Let's pretend we have a project called MyProj that is really made up of two sub-projects ProjA and ProjB that we want to split into their own repositories. The first thing we need to do is make sure we're in the directory of the git repository that we want to split up.

$ cd /path/to/MyProj

I like to remove the origin remote so I don't accidentally push something to origin. This allows me to always start over if I mess something up.

$ git remote rm origin

Now we can split ProjA and ProjB into their own subtrees. We're going to use the -b argument which tells git to create a new branch for the split subtree with it's own complete history

$ git subtree split -P relative/folder/for/ProjA -b ProjA
$ git subtree split -P relative/folder/for/ProjB -b ProjB

For me the easiest thing to do at this point is to create a new empty git repository for ProjA and ProjB where I can fetch the new branch, add my new remote repository, and then push it to the origin remote's master branch. This presupposes that you've created new empty remote repositories for ProjA and ProjB.

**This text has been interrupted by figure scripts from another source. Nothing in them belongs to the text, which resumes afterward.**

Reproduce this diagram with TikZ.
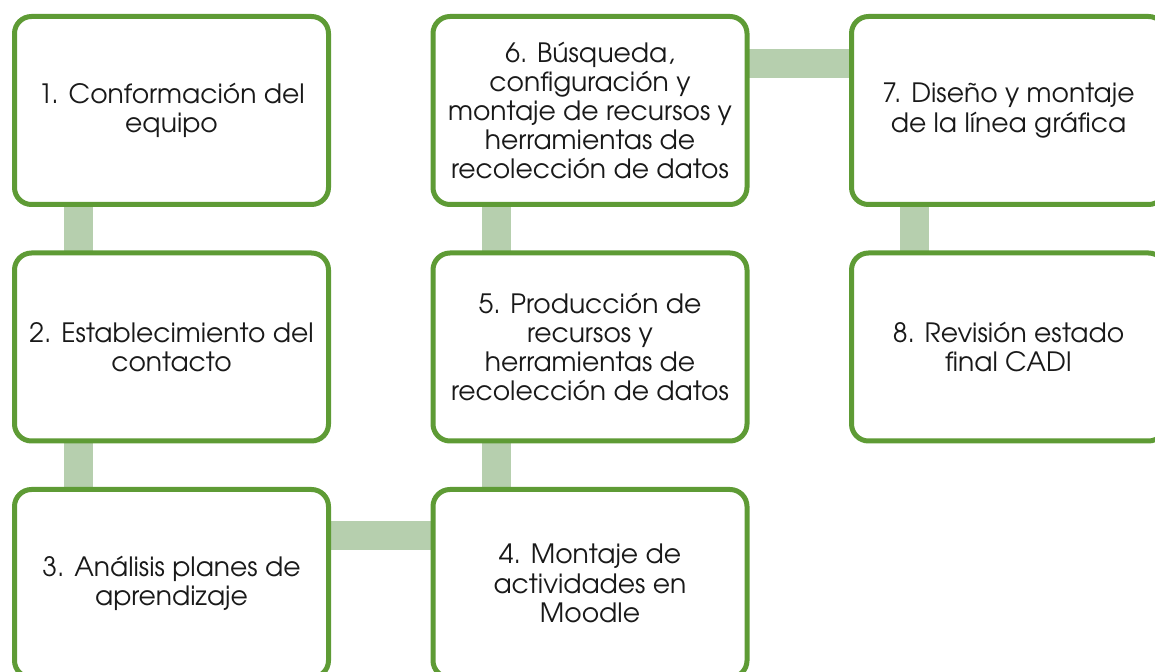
\documentclass[tikz,border=0pt]{standalone}
\usepackage{fontspec}
\setmainfont{TeX Gyre Adventor}
\usetikzlibrary{backgrounds}
\definecolor{boxgreen}{HTML}{5E9B35}
\definecolor{linkgreen}{HTML}{B6CFAE}

\begin{document}
\begin{tikzpicture}[x=0.5pt, y=-0.5pt,
  stage/.style={draw=boxgreen, line width=2.5pt, fill=white, rounded corners=8.5pt,
    minimum width=157pt, minimum height=94pt, outer sep=0pt, align=center,
    font=\fontsize{13.3}{14.6}\selectfont, text=black!90},
  link/.style={draw=linkgreen, line width=14.5pt}]
  \useasboundingbox (0,0) rectangle (1155,672);
  \clip (0,0) rectangle (1155,672);
  \node[stage] (s1) at (171.5,110.5) {1. Conformación del\\equipo};
  \node[stage] (s2) at (171.5,347) {2. Establecimiento del\\contacto};
  \node[stage] (s3) at (171.5,583.5) {3. Análisis planes de\\aprendizaje};
  \node[stage] (s4) at (590,583.5) {4. Montaje de\\actividades en\\Moodle};
  \node[stage] (s5) at (590,347) {5. Producción de\\recursos y\\herramientas de\\recolección de datos};
  \node[stage] (s6) at (590,110.5) {6. Búsqueda,\\configuración y\\montaje de recursos y\\herramientas de\\recolección de datos};
  \node[stage] (s7) at (1008.5,110.5) {7. Diseño y montaje\\de la línea gráfica};
  \node[stage] (s8) at (1008.5,347) {8. Revisión estado\\final CADI};
  \begin{scope}[on background layer]
    \draw[link] ([xshift=32pt]s1.south west) -- ([xshift=32pt]s2.north west);
    \draw[link] ([xshift=32pt]s2.south west) -- ([xshift=32pt]s3.north west);
    \draw[link] ([yshift=-23pt]s3.north east) -- ([yshift=-23pt]s4.north west);
    \draw[link] ([xshift=31.5pt]s4.north west) -- ([xshift=31.5pt]s5.south west);
    \draw[link] ([xshift=31.5pt]s5.north west) -- ([xshift=31.5pt]s6.south west);
    \draw[link] ([yshift=-23.5pt]s6.north east) -- ([yshift=-23.5pt]s7.north west);
    \draw[link] ([xshift=31.5pt]s7.south west) -- ([xshift=31.5pt]s8.north west);
  \end{scope}
\end{tikzpicture}
\end{document}
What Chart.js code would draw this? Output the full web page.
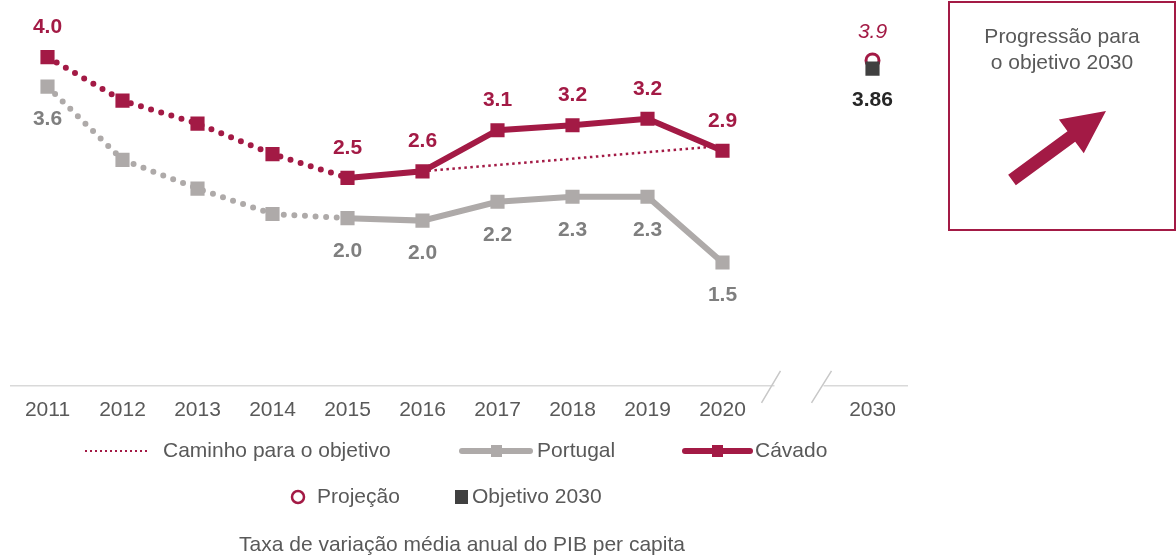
<!DOCTYPE html>
<html>
<head>
<meta charset="utf-8">
<script src="https://cdn.jsdelivr.net/npm/chart.js@4/dist/chart.umd.min.js"></script>
<style>
  html, body { margin: 0; padding: 0; background: #fff; }
  #wrap { position: relative; width: 1176px; height: 557px; }
</style>
</head>
<body>
<div id="wrap"><canvas id="chart" width="1176" height="557"></canvas></div>
<script>
// anos (o índice 10 é o intervalo do eixo partido)
const years = ['2011', '2012', '2013', '2014', '2015', '2016', '2017', '2018', '2019', '2020', '', '2030'];

const cavado   = [4.0, 3.47, 3.19, 2.82, 2.53, 2.61, 3.11, 3.17, 3.25, 2.86, null, null];
const portugal = [3.64, 2.75, 2.40, 2.09, 2.04, 2.01, 2.24, 2.30, 2.30, 1.50, null, null];
const caminho  = [null, null, null, null, null, 2.61, null, null, null, 2.92, null, null];
const projecao = [null, null, null, null, null, null, null, null, null, null, null, 3.96];
const objetivo = [null, null, null, null, null, null, null, null, null, null, null, 3.86];

const cavadoLabels   = ['4.0', '', '', '', '2.5', '2.6', '3.1', '3.2', '3.2', '2.9', '', ''];
const portugalLabels = ['3.6', '', '', '', '2.0', '2.0', '2.2', '2.3', '2.3', '1.5', '', ''];
const projecaoLabel = '3.9';
const objetivoLabel = '3.86';

const RED = '#A31A45';
const GREY = '#AEAAA9';
const GREY_TXT = '#7F7F7F';
const DARK = '#404040';
const TXT = '#595959';
const FONT = '"Liberation Sans", Arial, sans-serif';

// tracejado até 2015, linha contínua depois
const dottedUntil = 4;
const segStyle = (dotted, solid) => ctx => ctx.p0DataIndex < dottedUntil ? dotted : solid;

const extras = {
    id: 'extras',
    afterDatasetsDraw(chart) {
        const ctx = chart.ctx;
        const x = chart.scales.x;
        const bottom = chart.chartArea.bottom;

        // eixo partido
        const gap = x.getPixelForValue(10);
        ctx.save();
        ctx.strokeStyle = '#D9D9D9';
        ctx.lineWidth = 1.5;
        ctx.beginPath();
        ctx.moveTo(chart.chartArea.left, bottom); ctx.lineTo(gap - 23, bottom);
        ctx.moveTo(gap + 26, bottom); ctx.lineTo(chart.chartArea.right - 2, bottom);
        ctx.stroke();
        ctx.strokeStyle = '#C8C8C8';
        ctx.beginPath();
        ctx.moveTo(gap - 36, bottom + 17); ctx.lineTo(gap - 17, bottom - 15);
        ctx.moveTo(gap + 14, bottom + 17); ctx.lineTo(gap + 34, bottom - 15);
        ctx.stroke();

        // rótulos dos dados
        ctx.textAlign = 'center';
        ctx.textBaseline = 'middle';
        ctx.font = 'bold 21px ' + FONT;
        const metaC = chart.getDatasetMeta(0), metaP = chart.getDatasetMeta(1);
        cavadoLabels.forEach((t, i) => {
            if (!t) return;
            const p = metaC.data[i];
            ctx.fillStyle = RED;
            ctx.fillText(t, p.x, p.y - 30);
        });
        portugalLabels.forEach((t, i) => {
            if (!t) return;
            const p = metaP.data[i];
            ctx.fillStyle = GREY_TXT;
            ctx.fillText(t, p.x, p.y + 33);
        });
        const pj = chart.getDatasetMeta(3).data[11];
        ctx.font = 'italic 21px ' + FONT;
        ctx.fillStyle = RED;
        ctx.fillText(projecaoLabel, pj.x, pj.y - 28);
        const ob = chart.getDatasetMeta(4).data[11];
        ctx.font = 'bold 21px ' + FONT;
        ctx.fillStyle = '#262626';
        ctx.fillText(objetivoLabel, ob.x, ob.y + 32);

        // legenda
        ctx.font = '21px ' + FONT;
        ctx.textAlign = 'left';
        ctx.fillStyle = TXT;
        const ly1 = 451, ly2 = 497;
        ctx.strokeStyle = RED; ctx.lineWidth = 2; ctx.setLineDash([2, 3]);
        ctx.beginPath(); ctx.moveTo(85, ly1); ctx.lineTo(149, ly1); ctx.stroke();
        ctx.setLineDash([]);
        ctx.fillText('Caminho para o objetivo', 163, ly1);

        ctx.lineCap = 'round'; ctx.lineWidth = 6;
        ctx.strokeStyle = GREY;
        ctx.beginPath(); ctx.moveTo(462, ly1); ctx.lineTo(530, ly1); ctx.stroke();
        ctx.fillStyle = GREY; ctx.fillRect(491, ly1 - 6, 11, 12);
        ctx.fillStyle = TXT; ctx.fillText('Portugal', 537, ly1);

        ctx.strokeStyle = RED;
        ctx.beginPath(); ctx.moveTo(685, ly1); ctx.lineTo(750, ly1); ctx.stroke();
        ctx.fillStyle = RED; ctx.fillRect(712, ly1 - 6, 11, 12);
        ctx.fillStyle = TXT; ctx.fillText('Cávado', 755, ly1);
        ctx.lineCap = 'butt';

        ctx.strokeStyle = RED; ctx.lineWidth = 2.5;
        ctx.beginPath(); ctx.arc(298, ly2, 6, 0, Math.PI * 2); ctx.stroke();
        ctx.fillText('Projeção', 317, ly2);
        ctx.fillStyle = DARK; ctx.fillRect(455, ly2 - 7, 13, 14);
        ctx.fillStyle = TXT; ctx.fillText('Objetivo 2030', 472, ly2);

        ctx.textAlign = 'center';
        ctx.fillText('Taxa de variação média anual do PIB per capita', 462, 545);

        // caixa da progressão
        ctx.strokeStyle = RED; ctx.lineWidth = 2;
        ctx.strokeRect(949, 2, 226, 228);
        ctx.fillStyle = TXT;
        ctx.fillText('Progressão para', 1062, 37);
        ctx.fillText('o objetivo 2030', 1062, 63);

        // seta
        const tail = [1012, 180], tip = [1106, 111];
        const dx = tip[0] - tail[0], dy = tip[1] - tail[1];
        const len = Math.hypot(dx, dy);
        const ux = dx / len, uy = dy / len, nx = -uy, ny = ux;
        const headLen = 43, shaft = 6.5, head = 21;
        const bx = tip[0] - ux * headLen, by = tip[1] - uy * headLen;
        ctx.fillStyle = RED;
        ctx.beginPath();
        ctx.moveTo(tail[0] + nx * shaft, tail[1] + ny * shaft);
        ctx.lineTo(bx + nx * shaft, by + ny * shaft);
        ctx.lineTo(bx + nx * head, by + ny * head);
        ctx.lineTo(tip[0], tip[1]);
        ctx.lineTo(bx - nx * head, by - ny * head);
        ctx.lineTo(bx - nx * shaft, by - ny * shaft);
        ctx.lineTo(tail[0] - nx * shaft, tail[1] - ny * shaft);
        ctx.closePath();
        ctx.fill();
        ctx.restore();
    }
};

new Chart(document.getElementById('chart'), {
    type: 'line',
    data: {
        labels: years,
        datasets: [
            {
                label: 'Cávado',
                data: cavado,
                borderColor: RED,
                backgroundColor: RED,
                pointStyle: 'rect',
                pointRadius: 10,
                pointBorderWidth: 0,
                borderWidth: 6,
                segment: {
                    borderDash: segStyle([0, 10.6], []),
                    borderWidth: segStyle(6, 6),
                    borderCapStyle: segStyle('round', 'butt')
                },
                order: 2
            },
            {
                label: 'Portugal',
                data: portugal,
                borderColor: GREY,
                backgroundColor: GREY,
                pointStyle: 'rect',
                pointRadius: 10,
                pointBorderWidth: 0,
                borderWidth: 6,
                segment: {
                    borderDash: segStyle([0, 10.6], []),
                    borderWidth: segStyle(6, 6),
                    borderCapStyle: segStyle('round', 'butt')
                },
                order: 4
            },
            {
                label: 'Caminho para o objetivo',
                data: caminho,
                borderColor: RED,
                borderWidth: 2.5,
                borderDash: [2.5, 3.5],
                pointRadius: 0,
                spanGaps: true,
                order: 3
            },
            {
                label: 'Projeção',
                data: projecao,
                borderColor: RED,
                backgroundColor: '#fff',
                pointStyle: 'circle',
                pointRadius: 6.5,
                pointBorderWidth: 3,
                showLine: false,
                order: 1
            },
            {
                label: 'Objetivo 2030',
                data: objetivo,
                borderColor: DARK,
                backgroundColor: DARK,
                pointStyle: 'rect',
                pointRadius: 10,
                pointBorderWidth: 0,
                showLine: false,
                order: 0
            }
        ]
    },
    options: {
        responsive: false,
        animation: false,
        layout: { padding: { left: 10, right: 266, top: 16, bottom: 122 } },
        plugins: { legend: { display: false }, tooltip: { enabled: false } },
        scales: {
            x: {
                offset: true,
                grid: { display: false, drawTicks: false },
                border: { display: false },
                ticks: { color: TXT, font: { family: FONT, size: 21 }, padding: 12, autoSkip: false, maxRotation: 0 }
            },
            y: { display: false, min: 0, max: 4.5 }
        }
    },
    plugins: [extras]
});
</script>
</body>
</html>
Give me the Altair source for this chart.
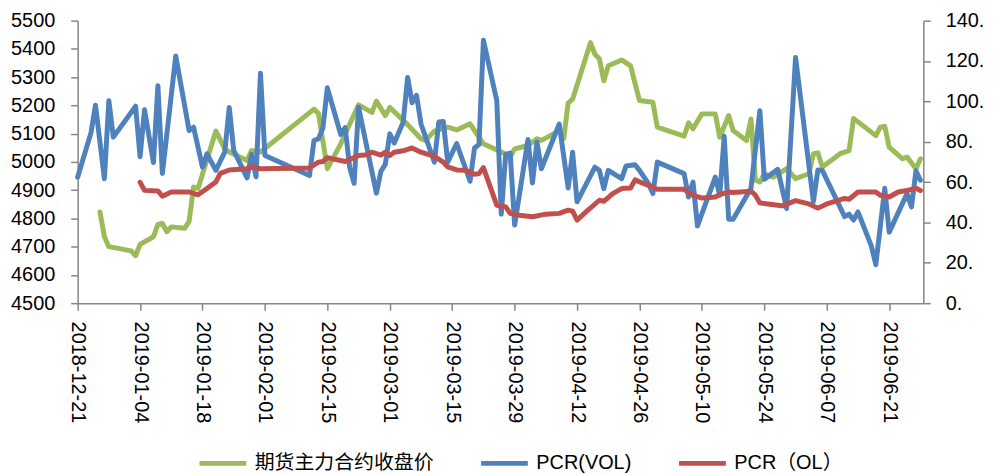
import altair as alt
import pandas as pd

S_PRICE = "期货主力合约收盘价"
S_VOL = "PCR(VOL)"
S_OL = "PCR（OL）"

price_dates = [
    "2018-12-26", "2018-12-27", "2018-12-28", "2019-01-02", "2019-01-03", "2019-01-04",
    "2019-01-07", "2019-01-08", "2019-01-09", "2019-01-10", "2019-01-11", "2019-01-14",
    "2019-01-15", "2019-01-16", "2019-01-17", "2019-01-21", "2019-01-23", "2019-01-24",
    "2019-01-28", "2019-01-29", "2019-01-31", "2019-02-12", "2019-02-13", "2019-02-15",
    "2019-02-18", "2019-02-22", "2019-02-25", "2019-02-26", "2019-02-28", "2019-03-01",
    "2019-03-05", "2019-03-08", "2019-03-09", "2019-03-11", "2019-03-14", "2019-03-16",
    "2019-03-19", "2019-03-22", "2019-03-27", "2019-03-28", "2019-03-29", "2019-04-01",
    "2019-04-03", "2019-04-04", "2019-04-06", "2019-04-08", "2019-04-09", "2019-04-10",
    "2019-04-11", "2019-04-15", "2019-04-16", "2019-04-17", "2019-04-18", "2019-04-19",
    "2019-04-22", "2019-04-24", "2019-04-26", "2019-04-29", "2019-04-30", "2019-05-06",
    "2019-05-07", "2019-05-08", "2019-05-10", "2019-05-13", "2019-05-14", "2019-05-16",
    "2019-05-17", "2019-05-20", "2019-05-21", "2019-05-22", "2019-05-23", "2019-05-24",
    "2019-05-26", "2019-05-29", "2019-05-31", "2019-06-03", "2019-06-04", "2019-06-05",
    "2019-06-06", "2019-06-10", "2019-06-12", "2019-06-13", "2019-06-18", "2019-06-19",
    "2019-06-20", "2019-06-21", "2019-06-24", "2019-06-25", "2019-06-27", "2019-06-28",
]
price_values = [
    4823, 4735, 4700, 4685, 4668, 4708,
    4735, 4779, 4782, 4753, 4770, 4765,
    4790, 4911, 4906, 5109, 5046, 5035,
    5005, 5040, 5035, 5187, 5171, 4976,
    5064, 5202, 5175, 5215, 5164, 5193,
    5132, 5082, 5076, 5109, 5123, 5113,
    5135, 5064, 5028, 5017, 5046, 5058,
    5082, 5076, 5093, 5111, 5082, 5208,
    5222, 5422, 5381, 5365, 5287, 5340,
    5361, 5340, 5217, 5211, 5123, 5091,
    5138, 5117, 5170, 5170, 5087, 5164,
    5111, 5076, 5152, 4935, 4929, 4958,
    4946, 4976, 4941, 4958, 5029, 5032,
    4982, 5029, 5040, 5154, 5093, 5123,
    5126, 5052, 5011, 5017, 4976, 5011,
]

vol_dates = [
    "2018-12-21", "2018-12-24", "2018-12-25", "2018-12-27", "2018-12-28", "2018-12-29",
    "2019-01-03", "2019-01-04", "2019-01-05", "2019-01-07", "2019-01-08", "2019-01-09",
    "2019-01-12", "2019-01-15", "2019-01-16", "2019-01-18", "2019-01-19", "2019-01-21",
    "2019-01-23", "2019-01-24", "2019-01-25", "2019-01-28", "2019-01-29", "2019-01-30",
    "2019-01-31", "2019-02-01", "2019-02-11", "2019-02-12", "2019-02-13", "2019-02-14",
    "2019-02-15", "2019-02-18", "2019-02-19", "2019-02-20", "2019-02-21", "2019-02-22",
    "2019-02-26", "2019-02-27", "2019-02-28", "2019-03-01", "2019-03-02", "2019-03-04",
    "2019-03-05", "2019-03-06", "2019-03-07", "2019-03-08", "2019-03-11", "2019-03-12",
    "2019-03-13", "2019-03-14", "2019-03-16", "2019-03-19", "2019-03-20", "2019-03-21",
    "2019-03-22", "2019-03-25", "2019-03-26", "2019-03-27", "2019-03-28", "2019-03-29",
    "2019-04-01", "2019-04-02", "2019-04-03", "2019-04-04", "2019-04-08", "2019-04-10",
    "2019-04-11", "2019-04-12", "2019-04-16", "2019-04-17", "2019-04-18", "2019-04-19",
    "2019-04-22", "2019-04-23", "2019-04-25", "2019-04-26", "2019-04-28", "2019-04-29",
    "2019-04-30", "2019-05-06", "2019-05-07", "2019-05-08", "2019-05-09", "2019-05-13",
    "2019-05-14", "2019-05-15", "2019-05-16", "2019-05-17", "2019-05-21", "2019-05-23",
    "2019-05-24", "2019-05-27", "2019-05-29", "2019-05-31", "2019-06-04", "2019-06-05",
    "2019-06-06", "2019-06-11", "2019-06-12", "2019-06-13", "2019-06-14", "2019-06-17",
    "2019-06-18", "2019-06-20", "2019-06-21", "2019-06-25", "2019-06-26", "2019-06-27",
    "2019-06-28",
]
vol_values = [
    62.4, 84.5, 98.1, 61.7, 100.3, 82.3,
    97.6, 72.5, 95.8, 69.7, 107.7, 64.3,
    122.5, 85.5, 87.2, 67.4, 74.0, 65.8,
    75.0, 97.0, 75.7, 62.1, 73.7, 62.6,
    113.9, 73.2, 63.3, 80.6, 81.4, 86.8,
    106.7, 83.6, 87.0, 67.3, 59.4, 97.1,
    54.5, 65.3, 68.8, 83.9, 79.4, 89.6,
    111.8, 99.3, 103.0, 88.8, 69.9, 89.8,
    90.0, 69.9, 79.1, 60.4, 76.9, 78.6,
    130.3, 100.3, 44.1, 73.7, 74.4, 38.7,
    81.1, 59.6, 79.8, 66.6, 88.8, 57.1,
    74.8, 50.2, 67.4, 65.8, 56.8, 65.8,
    61.7, 68.0, 68.6, 65.8, 59.2, 54.3,
    69.9, 64.2, 52.6, 60.0, 38.3, 62.5,
    53.5, 82.7, 41.6, 41.6, 57.0, 95.4,
    61.4, 66.3, 46.9, 121.7, 50.3, 66.0,
    65.8, 42.9, 44.1, 41.2, 45.2, 28.3,
    19.1, 56.9, 35.2, 54.3, 47.7, 65.6,
    60.9,
]

ol_dates = [
    "2019-01-04", "2019-01-05", "2019-01-08", "2019-01-09", "2019-01-11", "2019-01-15",
    "2019-01-17", "2019-01-19", "2019-01-21", "2019-01-22", "2019-01-24", "2019-01-28",
    "2019-01-29", "2019-01-31", "2019-02-11", "2019-02-13", "2019-02-14", "2019-02-15",
    "2019-02-19", "2019-02-22", "2019-02-24", "2019-02-25", "2019-02-27", "2019-02-28",
    "2019-03-01", "2019-03-02", "2019-03-04", "2019-03-06", "2019-03-08", "2019-03-11",
    "2019-03-13", "2019-03-14", "2019-03-16", "2019-03-18", "2019-03-20", "2019-03-21",
    "2019-03-22", "2019-03-25", "2019-03-27", "2019-03-28", "2019-03-30", "2019-04-02",
    "2019-04-05", "2019-04-08", "2019-04-10", "2019-04-11", "2019-04-12", "2019-04-14",
    "2019-04-17", "2019-04-18", "2019-04-20", "2019-04-22", "2019-04-24", "2019-04-25",
    "2019-04-27", "2019-04-29", "2019-04-30", "2019-05-06", "2019-05-08", "2019-05-10",
    "2019-05-13", "2019-05-14", "2019-05-16", "2019-05-17", "2019-05-21", "2019-05-22",
    "2019-05-23", "2019-05-27", "2019-05-28", "2019-05-31", "2019-06-03", "2019-06-05",
    "2019-06-07", "2019-06-11", "2019-06-12", "2019-06-14", "2019-06-18", "2019-06-19",
    "2019-06-21", "2019-06-23", "2019-06-25", "2019-06-27", "2019-06-28",
]
ol_values = [
    59.9, 55.9, 55.6, 53.0, 55.1, 55.1,
    53.7, 56.8, 60.1, 64.3, 66.0, 66.6,
    67.8, 66.6, 67.0, 69.9, 70.2, 72.1,
    70.2, 73.2, 73.5, 74.8, 73.4, 74.8,
    73.2, 74.8, 75.5, 76.9, 74.8, 72.7,
    69.9, 67.5, 66.0, 65.8, 63.9, 64.2,
    67.2, 48.5, 47.7, 44.5, 43.6, 42.8,
    44.1, 44.5, 46.1, 45.6, 41.2, 45.2,
    51.0, 50.5, 54.3, 56.8, 57.1, 61.1,
    59.2, 57.6, 56.4, 56.4, 53.5, 52.1,
    52.6, 53.8, 55.1, 54.8, 55.5, 53.5,
    49.7, 48.5, 48.2, 50.8, 49.2, 47.1,
    49.2, 51.9, 51.5, 55.1, 55.1, 53.5,
    52.6, 55.1, 55.9, 56.9, 55.8,
]

tick_dates = [
    "2018-12-21", "2019-01-04", "2019-01-18", "2019-02-01", "2019-02-15", "2019-03-01",
    "2019-03-15", "2019-03-29", "2019-04-12", "2019-04-26", "2019-05-10", "2019-05-24",
    "2019-06-07", "2019-06-21",
]
left_ticks = [4500, 4600, 4700, 4800, 4900, 5000, 5100, 5200, 5300, 5400, 5500]
right_ticks = [0, 20, 40, 60, 80, 100, 120, 140]

series_names = [S_PRICE, S_VOL, S_OL]
series_colors = ["#9BBB59", "#4F81BD", "#C0504D"]


def to_dt(s, hours=0, minutes=0):
    y, m, d = (int(p) for p in s.split("-"))
    return alt.DateTime(year=y, month=m, date=d, hours=hours, minutes=minutes, utc=True)


df = pd.concat([
    pd.DataFrame({"date": price_dates, "value": price_values, "series": S_PRICE}),
    pd.DataFrame({"date": vol_dates, "value": vol_values, "series": S_VOL}),
    pd.DataFrame({"date": ol_dates, "value": ol_values, "series": S_OL}),
], ignore_index=True)

FONT = "Liberation Sans"
AXIS_GRAY = "#868686"

x_enc = alt.X(
    "date:T",
    title=None,
    scale=alt.Scale(type="utc", domain=[to_dt("2018-12-21"), to_dt("2019-06-28", 15, 36)]),
    axis=alt.Axis(
        values=[to_dt(t) for t in tick_dates],
        labelExpr="utcFormat(datum.value, '%Y-%m-%d')",
        labelAngle=90,
        labelPadding=11,
        labelFlush=False,
        labelOverlap=False,
    ),
)

legend = alt.Legend(
    orient="none",
    legendX=120,
    legendY=419,
    direction="horizontal",
    columns=3,
    title=None,
    symbolType="stroke",
    symbolSize=2209,
    symbolStrokeWidth=5,
    labelFont="Liberation Sans, Noto Sans CJK SC",
    labelFontSize=20,
    labelColor="black",
    labelOffset=6,
    labelLimit=400,
    columnPadding=37,
)

color_enc = alt.Color(
    "series:N",
    scale=alt.Scale(domain=series_names, range=series_colors),
    legend=legend,
)

line_kw = dict(strokeWidth=5, strokeJoin="round", strokeCap="round")

price = alt.Chart(df).transform_filter(
    alt.datum.series == S_PRICE
).mark_line(**line_kw).encode(
    x=x_enc,
    y=alt.Y(
        "value:Q",
        title=None,
        scale=alt.Scale(domain=[4500, 5500], nice=False, zero=False),
        axis=alt.Axis(orient="left", values=left_ticks, format="d", labelPadding=16,
                      labelFlush=False),
    ),
    color=color_enc,
)

pcr = alt.Chart(df).transform_filter(
    (alt.datum.series == S_VOL) | (alt.datum.series == S_OL)
).mark_line(**line_kw).encode(
    x=x_enc,
    y=alt.Y(
        "value:Q",
        title=None,
        scale=alt.Scale(domain=[0, 140], nice=False, zero=False),
        axis=alt.Axis(orient="right", values=right_ticks, labelExpr="datum.value + '.'",
                      labelPadding=15, labelFlush=False),
    ),
    color=color_enc,
)

chart = alt.layer(price, pcr).resolve_scale(y="independent").properties(
    width=850,
    height=284,
    padding={"left": 70, "top": 11.5, "right": 62, "bottom": 171},
    autosize=alt.AutoSizeParams(type="none"),
).configure_view(
    strokeWidth=0
).configure_axis(
    grid=False,
    domainColor=AXIS_GRAY,
    domainWidth=1.5,
    tickColor=AXIS_GRAY,
    tickWidth=1.5,
    tickSize=7,
    labelFont=FONT,
    labelFontSize=20,
    labelColor="black",
)

chart.save("out.html", embed_options={"renderer": "svg", "actions": False})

Here I'm going to create the new local repository for ProjA as a sibling folder to the original project. Creating the new ProjB repository is the exact same process.

$ cd ..
$ mkdir ProjARepo
$ cd ProjARepo

Before we do anything with the ProjA subtree we need to initialize our new empty git repository

$ git init

Now that we have an empty git repository we can fetch the ProjA branch from the origin MyProj repository.

$ git fetch ../MyProj ProjA
$ git checkout -b master FETCH_HEAD

The last thing we have to do is add the origin remote for the repository and push our changes to it's master branch.

$ git remote add origin git@github.com:ProjA.git
$ git push -u origin master

And there you have it. You now have separate repositories for ProjA and ProjB. At this point you can remove them from MyProj or remove MyProj alltogether if ProjA and ProjB were the only things in the original repository.